Cloud ERP modernization is especially sensitive because store operations often depend on near-real-time inventory, pricing, procurement, and financial reconciliation. If the ERP integration path is brittle, store continuity suffers. Blueprint design should therefore include queue-based decoupling, retry logic, observability for transaction flows, and fallback procedures when upstream systems are delayed.
For SaaS-heavy environments, the blueprint should also define vendor onboarding requirements: SSO integration, logging export capability, data residency alignment, API rate management, and incident escalation paths. This turns SaaS from a disconnected procurement decision into part of the enterprise infrastructure operating model.
Cost optimization without undermining operational continuity
Retail cloud cost governance must balance efficiency with business-critical uptime. Over-optimizing for low spend can create hidden fragility, especially during peak trading periods. Azure blueprints should classify workloads by criticality and apply cost controls accordingly. Non-production analytics or batch jobs may use aggressive scheduling and rightsizing, while payment, inventory, and order orchestration services require resilience-first design.
A practical model is to combine mandatory tagging, budget alerts, reserved instance review, storage lifecycle policies, and environment expiration controls for temporary workloads. FinOps reporting should map spend to store groups, digital channels, logistics functions, and shared platform services so leaders can distinguish strategic platform investment from avoidable waste.
The strongest cost outcomes usually come from standardization rather than isolated optimization exercises. When every site follows the same blueprint, procurement, support, monitoring, and automation all become more efficient.
Executive recommendations for Azure retail blueprint adoption
First, treat the blueprint as an operating model, not a one-time architecture document. It should evolve with security requirements, store formats, SaaS dependencies, and resilience objectives. Second, establish a platform engineering team accountable for reusable modules, policy enforcement, and deployment standards across the retail estate.

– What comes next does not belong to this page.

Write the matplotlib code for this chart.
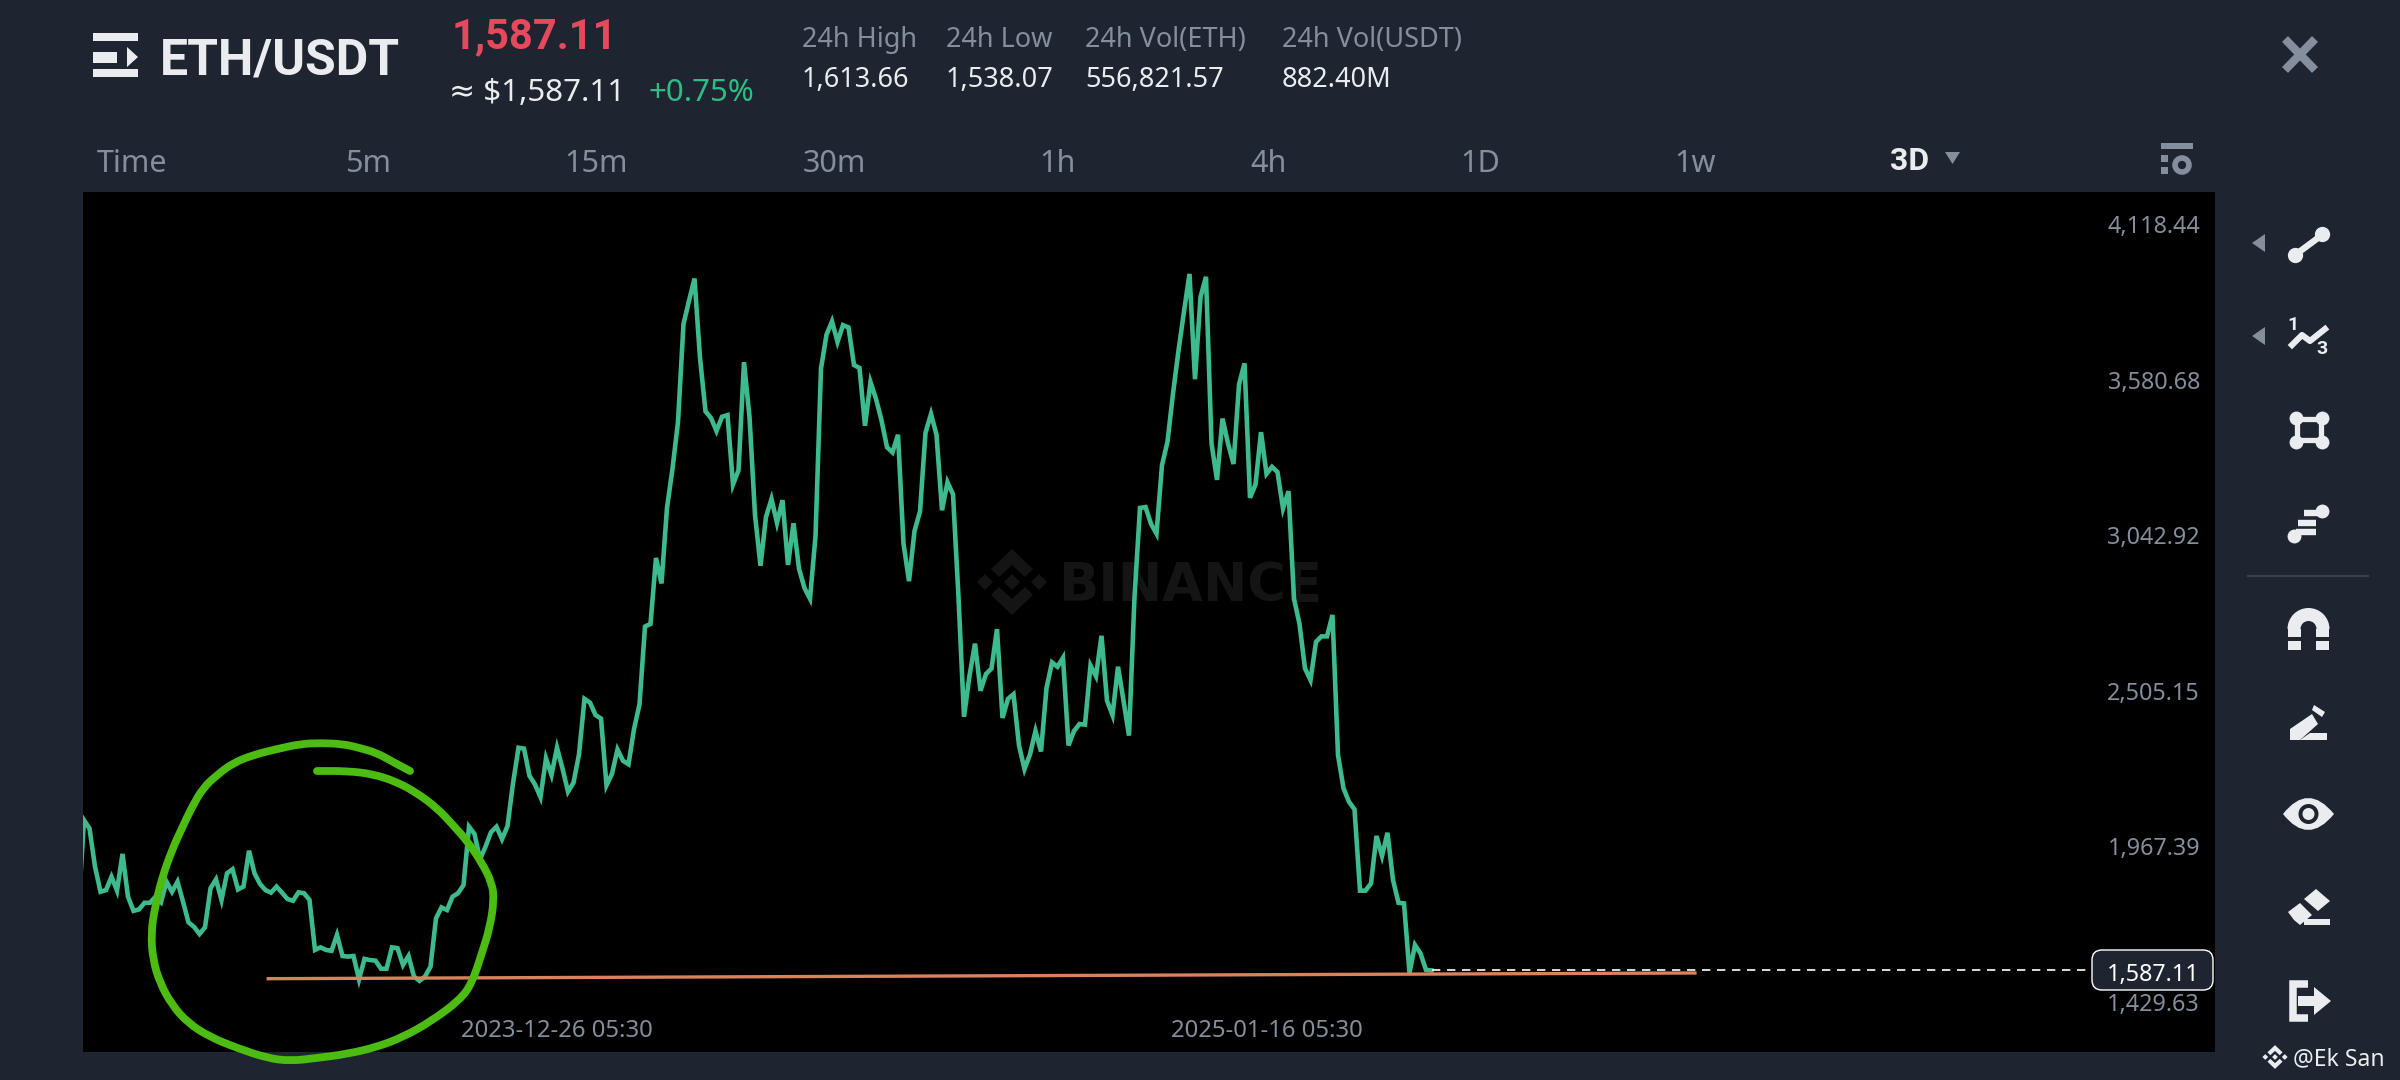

Third, define service tiers for stores and operational sites. A flagship store, a small-format branch, and a distribution center do not need identical infrastructure, but they do need standardized patterns with clear recovery objectives. Fourth, integrate cloud governance, DevOps, and disaster recovery planning into one roadmap rather than running them as separate programs.
Finally, measure success using operational metrics that matter to the business: store rollout time, failed deployment rate, recovery time, policy compliance, telemetry coverage, and cost per site supported. These indicators show whether Azure deployment blueprints are improving enterprise scalability and operational continuity in practice.
Conclusion: from site-by-site infrastructure to a scalable retail cloud platform
Azure deployment blueprints for retail multi site operations create value when they standardize more than infrastructure. They should unify governance, resilience engineering, SaaS integration, cloud ERP connectivity, observability, and deployment automation into a coherent enterprise cloud operating model. That is what enables retailers to scale locations, modernize digital services, and maintain continuity under real-world operational pressure.
For SysGenPro clients, the opportunity is to move beyond fragmented store technology and build a connected operations architecture that supports growth, compliance, and service reliability. In a retail environment where downtime directly affects revenue and customer trust, blueprint-led Azure modernization is not just an IT improvement. It is a platform strategy for enterprise performance.